Movements can be surreal. Like watching from a distance as your life unfolds. You can see what is happening but feel powerless to change. Your suggestions remain unheard, your prompting unheeded. Your invisibility radiates outward encompassing more and more until those automated motions are the only way to cope.
Note to self:
Must break out of Auto Pilot!
Scarily true! I like your note to self, also a true saying! The cork that bobs and twirls on choppy water is safe from anguish, concern and even anger. Not so, you and I, for we must not only go through the motions on equally choppy waters but we must contain our distresses in favour of going through the motions. So much worse when we realize that no one really wants to hear what we do say. Superficiality leaves us cut off from others. An unpleasant feeling!
Sometimes, for fun, I rebel: When I am asked how I am and I tell the truth then I watch how long it takes for the other person to realize I have not said my rote answer of “Fine.” It can be illuminating. And once in awhile, when I know I have not been heard, I’ll say, “Excuse me, you asked me how I am and I told you but perhaps you didn’t hear me….”
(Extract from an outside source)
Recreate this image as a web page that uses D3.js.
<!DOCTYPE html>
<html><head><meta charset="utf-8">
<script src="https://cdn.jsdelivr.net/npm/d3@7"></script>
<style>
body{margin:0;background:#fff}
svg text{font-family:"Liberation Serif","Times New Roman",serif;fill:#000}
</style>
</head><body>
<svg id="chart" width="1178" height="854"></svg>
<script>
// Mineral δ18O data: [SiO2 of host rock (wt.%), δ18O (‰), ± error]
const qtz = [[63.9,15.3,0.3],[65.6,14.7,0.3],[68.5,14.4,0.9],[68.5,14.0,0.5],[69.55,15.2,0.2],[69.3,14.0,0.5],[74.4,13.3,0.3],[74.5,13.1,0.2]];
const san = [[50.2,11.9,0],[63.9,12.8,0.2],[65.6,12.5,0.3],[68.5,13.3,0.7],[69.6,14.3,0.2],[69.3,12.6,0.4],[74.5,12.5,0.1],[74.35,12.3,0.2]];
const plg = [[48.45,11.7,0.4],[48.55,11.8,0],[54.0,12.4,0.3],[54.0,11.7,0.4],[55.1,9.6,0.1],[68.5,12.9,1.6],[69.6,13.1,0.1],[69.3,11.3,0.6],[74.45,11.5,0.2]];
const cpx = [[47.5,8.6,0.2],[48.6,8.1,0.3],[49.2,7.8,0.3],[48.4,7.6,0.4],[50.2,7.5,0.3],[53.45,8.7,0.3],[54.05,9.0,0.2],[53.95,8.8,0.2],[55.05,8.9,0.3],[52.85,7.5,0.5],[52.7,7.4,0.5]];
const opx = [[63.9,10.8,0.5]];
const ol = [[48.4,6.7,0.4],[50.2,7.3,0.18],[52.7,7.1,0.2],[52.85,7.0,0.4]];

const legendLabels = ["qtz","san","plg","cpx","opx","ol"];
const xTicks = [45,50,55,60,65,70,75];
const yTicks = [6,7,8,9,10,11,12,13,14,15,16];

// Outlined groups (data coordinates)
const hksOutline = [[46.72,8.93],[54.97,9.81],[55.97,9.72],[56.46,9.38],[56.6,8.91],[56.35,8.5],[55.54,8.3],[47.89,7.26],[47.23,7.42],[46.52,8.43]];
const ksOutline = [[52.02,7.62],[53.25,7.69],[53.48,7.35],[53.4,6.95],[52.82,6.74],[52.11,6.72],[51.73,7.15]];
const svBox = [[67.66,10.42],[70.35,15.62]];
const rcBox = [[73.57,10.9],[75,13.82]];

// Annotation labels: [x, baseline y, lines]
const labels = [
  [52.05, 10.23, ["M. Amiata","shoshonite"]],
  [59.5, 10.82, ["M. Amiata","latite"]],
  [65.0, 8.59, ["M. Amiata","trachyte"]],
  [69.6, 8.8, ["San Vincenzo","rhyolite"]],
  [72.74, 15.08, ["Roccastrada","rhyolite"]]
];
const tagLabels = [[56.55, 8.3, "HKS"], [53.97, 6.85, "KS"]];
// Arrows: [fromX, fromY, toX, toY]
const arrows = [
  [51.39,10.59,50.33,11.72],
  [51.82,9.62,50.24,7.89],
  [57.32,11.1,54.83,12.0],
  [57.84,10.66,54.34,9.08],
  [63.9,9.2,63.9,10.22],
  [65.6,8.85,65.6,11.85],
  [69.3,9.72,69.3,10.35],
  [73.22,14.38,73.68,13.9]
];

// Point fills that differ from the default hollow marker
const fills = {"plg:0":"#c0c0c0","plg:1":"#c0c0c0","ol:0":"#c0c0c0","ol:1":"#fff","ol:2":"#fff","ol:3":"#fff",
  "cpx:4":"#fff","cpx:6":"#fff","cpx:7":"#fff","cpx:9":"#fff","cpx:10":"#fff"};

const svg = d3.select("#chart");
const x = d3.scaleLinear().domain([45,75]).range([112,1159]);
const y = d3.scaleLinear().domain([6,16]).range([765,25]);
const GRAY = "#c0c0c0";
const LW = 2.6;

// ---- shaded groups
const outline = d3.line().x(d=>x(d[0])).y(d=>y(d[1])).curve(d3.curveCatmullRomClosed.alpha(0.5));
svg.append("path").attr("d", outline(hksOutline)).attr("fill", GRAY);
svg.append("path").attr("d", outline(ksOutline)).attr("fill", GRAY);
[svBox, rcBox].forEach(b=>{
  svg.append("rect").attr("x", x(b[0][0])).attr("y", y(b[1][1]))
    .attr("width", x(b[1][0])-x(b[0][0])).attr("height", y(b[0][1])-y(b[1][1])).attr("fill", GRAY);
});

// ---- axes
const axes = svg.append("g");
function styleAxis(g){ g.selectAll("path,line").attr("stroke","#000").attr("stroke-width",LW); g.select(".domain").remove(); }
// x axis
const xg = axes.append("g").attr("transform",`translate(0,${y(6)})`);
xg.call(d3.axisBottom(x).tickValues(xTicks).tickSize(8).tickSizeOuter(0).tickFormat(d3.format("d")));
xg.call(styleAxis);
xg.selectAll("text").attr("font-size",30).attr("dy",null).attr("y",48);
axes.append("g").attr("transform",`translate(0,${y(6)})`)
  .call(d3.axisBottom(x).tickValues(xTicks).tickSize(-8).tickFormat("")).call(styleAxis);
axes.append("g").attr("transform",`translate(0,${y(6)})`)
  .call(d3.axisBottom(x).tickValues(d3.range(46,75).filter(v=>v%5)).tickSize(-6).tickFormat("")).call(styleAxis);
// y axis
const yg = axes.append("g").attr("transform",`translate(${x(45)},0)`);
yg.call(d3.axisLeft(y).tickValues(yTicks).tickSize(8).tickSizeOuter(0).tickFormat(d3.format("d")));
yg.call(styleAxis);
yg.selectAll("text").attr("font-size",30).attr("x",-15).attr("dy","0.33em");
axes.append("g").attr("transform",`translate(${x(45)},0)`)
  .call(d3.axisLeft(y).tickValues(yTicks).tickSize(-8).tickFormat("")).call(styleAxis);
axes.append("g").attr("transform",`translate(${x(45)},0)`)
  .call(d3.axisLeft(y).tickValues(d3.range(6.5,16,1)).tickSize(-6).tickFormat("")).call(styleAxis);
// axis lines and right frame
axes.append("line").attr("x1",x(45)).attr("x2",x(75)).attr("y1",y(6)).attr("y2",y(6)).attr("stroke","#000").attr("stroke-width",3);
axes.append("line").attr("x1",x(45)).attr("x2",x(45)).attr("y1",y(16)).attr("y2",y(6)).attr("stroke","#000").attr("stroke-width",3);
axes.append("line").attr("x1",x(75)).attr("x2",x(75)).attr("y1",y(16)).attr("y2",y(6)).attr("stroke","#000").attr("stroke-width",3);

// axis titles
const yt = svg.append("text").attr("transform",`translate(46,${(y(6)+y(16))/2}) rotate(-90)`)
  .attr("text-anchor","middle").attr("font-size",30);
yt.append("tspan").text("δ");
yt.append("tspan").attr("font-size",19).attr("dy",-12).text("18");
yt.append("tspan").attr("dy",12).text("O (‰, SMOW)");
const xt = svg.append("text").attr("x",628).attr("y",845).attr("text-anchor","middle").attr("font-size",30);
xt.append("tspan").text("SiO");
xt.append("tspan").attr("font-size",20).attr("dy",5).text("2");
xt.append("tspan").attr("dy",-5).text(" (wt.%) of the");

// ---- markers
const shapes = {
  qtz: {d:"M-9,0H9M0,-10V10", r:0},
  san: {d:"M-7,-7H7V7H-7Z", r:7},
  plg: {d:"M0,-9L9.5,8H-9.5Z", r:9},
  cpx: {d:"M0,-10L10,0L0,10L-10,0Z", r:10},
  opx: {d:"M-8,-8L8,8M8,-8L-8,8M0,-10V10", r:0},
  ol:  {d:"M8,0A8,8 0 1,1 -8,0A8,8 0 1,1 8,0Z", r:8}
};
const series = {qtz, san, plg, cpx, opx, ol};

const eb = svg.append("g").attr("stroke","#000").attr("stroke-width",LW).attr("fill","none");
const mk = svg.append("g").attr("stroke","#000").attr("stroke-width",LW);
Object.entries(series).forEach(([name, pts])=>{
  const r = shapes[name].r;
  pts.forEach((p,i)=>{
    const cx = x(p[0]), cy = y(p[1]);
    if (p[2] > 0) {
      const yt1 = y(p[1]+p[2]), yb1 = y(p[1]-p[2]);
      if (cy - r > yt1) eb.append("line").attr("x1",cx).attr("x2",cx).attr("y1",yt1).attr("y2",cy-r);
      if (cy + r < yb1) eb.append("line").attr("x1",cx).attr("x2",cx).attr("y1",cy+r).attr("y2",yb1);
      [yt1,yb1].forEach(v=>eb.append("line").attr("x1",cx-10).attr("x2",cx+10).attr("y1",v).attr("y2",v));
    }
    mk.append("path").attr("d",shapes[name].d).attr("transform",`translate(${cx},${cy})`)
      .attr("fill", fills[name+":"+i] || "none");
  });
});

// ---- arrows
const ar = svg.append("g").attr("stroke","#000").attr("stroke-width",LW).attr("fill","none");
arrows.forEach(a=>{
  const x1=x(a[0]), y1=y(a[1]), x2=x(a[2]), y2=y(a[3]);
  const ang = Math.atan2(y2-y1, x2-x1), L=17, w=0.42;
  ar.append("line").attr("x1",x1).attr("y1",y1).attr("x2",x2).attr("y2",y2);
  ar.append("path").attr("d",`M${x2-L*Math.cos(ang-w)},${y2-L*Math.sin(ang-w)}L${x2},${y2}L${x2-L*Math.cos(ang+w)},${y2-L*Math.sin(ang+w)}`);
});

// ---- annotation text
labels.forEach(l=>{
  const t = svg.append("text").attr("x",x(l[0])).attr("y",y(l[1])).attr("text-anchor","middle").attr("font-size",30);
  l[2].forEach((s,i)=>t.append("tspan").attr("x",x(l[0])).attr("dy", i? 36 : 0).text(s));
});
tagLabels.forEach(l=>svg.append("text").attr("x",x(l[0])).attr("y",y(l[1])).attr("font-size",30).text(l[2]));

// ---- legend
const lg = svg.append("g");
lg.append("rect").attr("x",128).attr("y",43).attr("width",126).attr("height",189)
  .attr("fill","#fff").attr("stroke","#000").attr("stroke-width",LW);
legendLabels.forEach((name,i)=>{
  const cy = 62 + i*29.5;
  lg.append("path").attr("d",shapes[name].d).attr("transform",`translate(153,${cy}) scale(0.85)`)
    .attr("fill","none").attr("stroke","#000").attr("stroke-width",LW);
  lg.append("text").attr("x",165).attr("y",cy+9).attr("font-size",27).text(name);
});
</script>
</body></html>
Well said!! And I agree with the idea that superficiality leaves us feeling cut off, and sometimes worse, if it goes on for too long. We do need to challenge it sometimes, I think – it might get us in trouble with others, but the alternative is to be in trouble with ourselves. Tough choice!
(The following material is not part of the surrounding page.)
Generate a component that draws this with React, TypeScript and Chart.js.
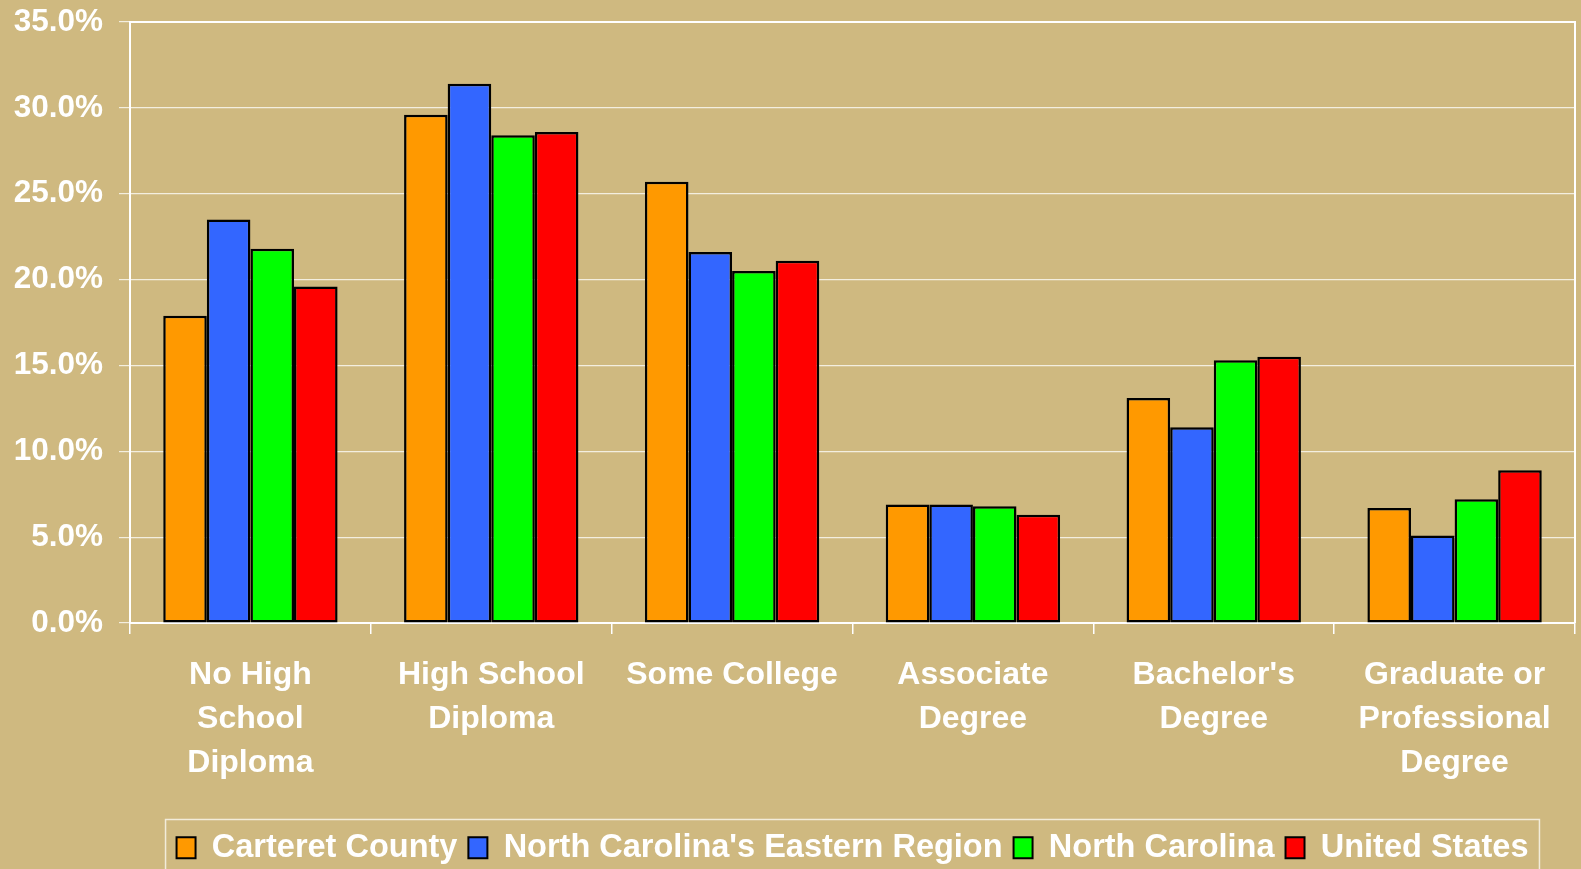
import React, { useEffect, useRef } from 'react';
import { Chart, registerables } from 'chart.js';

Chart.register(...registerables);

const categories: string[][] = [
  ['No High', 'School', 'Diploma'],
  ['High School', 'Diploma'],
  ['Some College'],
  ['Associate', 'Degree'],
  ["Bachelor's", 'Degree'],
  ['Graduate or', 'Professional', 'Degree'],
];
const seriesNames = ['Carteret County', "North Carolina's Eastern Region", 'North Carolina', 'United States'];
const carteretCounty = [17.9, 29.6, 25.7, 6.9, 13.1, 6.7];
const easternRegion = [23.5, 31.4, 21.6, 6.9, 11.4, 5.1];
const northCarolina = [21.8, 28.4, 20.5, 6.8, 15.3, 7.2];
const unitedStates = [19.6, 28.6, 21.1, 6.3, 15.5, 8.9];
const seriesColors = ['#FF9900', '#3366FF', '#00FF00', '#FF0000'];
const yMin = 0;
const yMax = 35;
const yStep = 5;

const BG = '#CFB980';
const FONT = "'Liberation Sans', Arial, Helvetica, sans-serif";

const plotFrame = {
  id: 'plotFrame',
  beforeDatasetsDraw(chart: any) {
    const { ctx, chartArea } = chart;
    ctx.save();
    ctx.strokeStyle = '#FFFFFF';
    ctx.lineWidth = 2;
    ctx.beginPath();
    ctx.moveTo(chartArea.left, chartArea.top);
    ctx.lineTo(chartArea.right, chartArea.top);
    ctx.lineTo(chartArea.right, chartArea.bottom);
    ctx.stroke();
    ctx.restore();
  },
};

const legendFrame = {
  id: 'legendFrame',
  afterDraw(chart: any) {
    const lg = chart.legend;
    if (!lg || !lg.legendHitBoxes || !lg.legendHitBoxes.length) return;
    const boxes = lg.legendHitBoxes;
    let l = Infinity;
    let r = -Infinity;
    for (const b of boxes) {
      l = Math.min(l, b.left);
      r = Math.max(r, b.left + b.width);
    }
    const { ctx } = chart;
    ctx.save();
    ctx.strokeStyle = '#F2ECDA';
    ctx.lineWidth = 1.5;
    ctx.strokeRect(l - 11, lg.top - 1, r - l + 22, chart.height);
    ctx.restore();
  },
};

export default function App() {
  const ref = useRef<HTMLCanvasElement>(null);
  useEffect(() => {
    document.body.style.margin = '0';
    const datasets = [carteretCounty, easternRegion, northCarolina, unitedStates].map((d, i) => ({
      label: seriesNames[i],
      data: d,
      backgroundColor: seriesColors[i],
      borderColor: '#000000',
      borderWidth: 2.5,
      borderSkipped: false as const,
      barPercentage: 1,
      categoryPercentage: 0.724,
    }));
    const chart = new Chart(ref.current!, {
      type: 'bar',
      data: { labels: categories, datasets },
      plugins: [plotFrame, legendFrame],
      options: {
        animation: false,
        responsive: false,
        devicePixelRatio: 1,
        layout: { padding: { left: 0, right: 6, top: 22, bottom: -5 } },
        plugins: {
          tooltip: { enabled: false },
          legend: {
            position: 'bottom',
            fullSize: false,
            labels: {
              color: '#FFFFFF',
              font: { family: FONT, size: 32.5, weight: 'bold' },
              boxWidth: 19,
              boxHeight: 21,
              padding: 11,
              generateLabels: (chart: any) =>
                chart.data.datasets.map((ds: any, i: number) => ({
                  text: ds.label,
                  fillStyle: ds.backgroundColor,
                  strokeStyle: '#000000',
                  lineWidth: 2,
                  fontColor: '#FFFFFF',
                  hidden: false,
                  datasetIndex: i,
                })),
            },
          },
        },
        scales: {
          x: {
            afterFit: (s: any) => {
              s.height = 197.5;
            },
            grid: {
              display: true,
              drawOnChartArea: false,
              drawTicks: true,
              tickLength: 11,
              color: '#FFFFFF',
              lineWidth: 1.5,
              offset: true,
            },
            border: { display: true, color: '#FFFFFF', width: 2 },
            ticks: {
              color: '#FFFFFF',
              font: { family: FONT, size: 32, weight: 'bold', lineHeight: '44px' },
              padding: 19,
              maxRotation: 0,
              autoSkip: false,
            },
          },
          y: {
            min: yMin,
            max: yMax,
            afterFit: (s: any) => {
              s.width = 130;
            },
            grid: {
              color: '#F3EEDF',
              lineWidth: 1.2,
              tickLength: 11,
            },
            border: { display: true, color: '#FFFFFF', width: 2 },
            ticks: {
              stepSize: yStep,
              color: '#FFFFFF',
              font: { family: FONT, size: 31.5, weight: 'bold', lineHeight: '10px' },
              padding: 16,
              callback: (v: any) => Number(v).toFixed(1) + '%',
            },
          },
        },
      },
    });
    return () => chart.destroy();
  }, []);
  return (
    <div style={{ position: 'fixed', left: 0, top: 0, width: 1581, height: 869, background: BG }}>
      <canvas ref={ref} width={1581} height={869} style={{ display: 'block', width: 1581, height: 869 }} />
    </div>
  );
}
Thanks, Page for your reply! So good to hear from others – especially women who so often feel the need to hide away their true feelings. I really liked what you said about “the alternative is to be in trouble with ourselves.” Exactly!
I love that you are courageous enough to tell people how you are really feeling rather than giving a rote answer; then insisting on acknowledgement! It makes me smile to think of doing the same 🙂
Sad that we are so quick to hear the “fine” and move on to something else, isn’t it?
Very sad, Mary. I’m glad that you smile when you think of doing the same. Now, consider every so often to take the same stand. I find it can be empowering to insist on acknowledgment for, as Page said, “the alternative is to be in trouble with ourselves.” Besides, superficiality breeds insensitivity and shows a lack of compassion, don’t you think?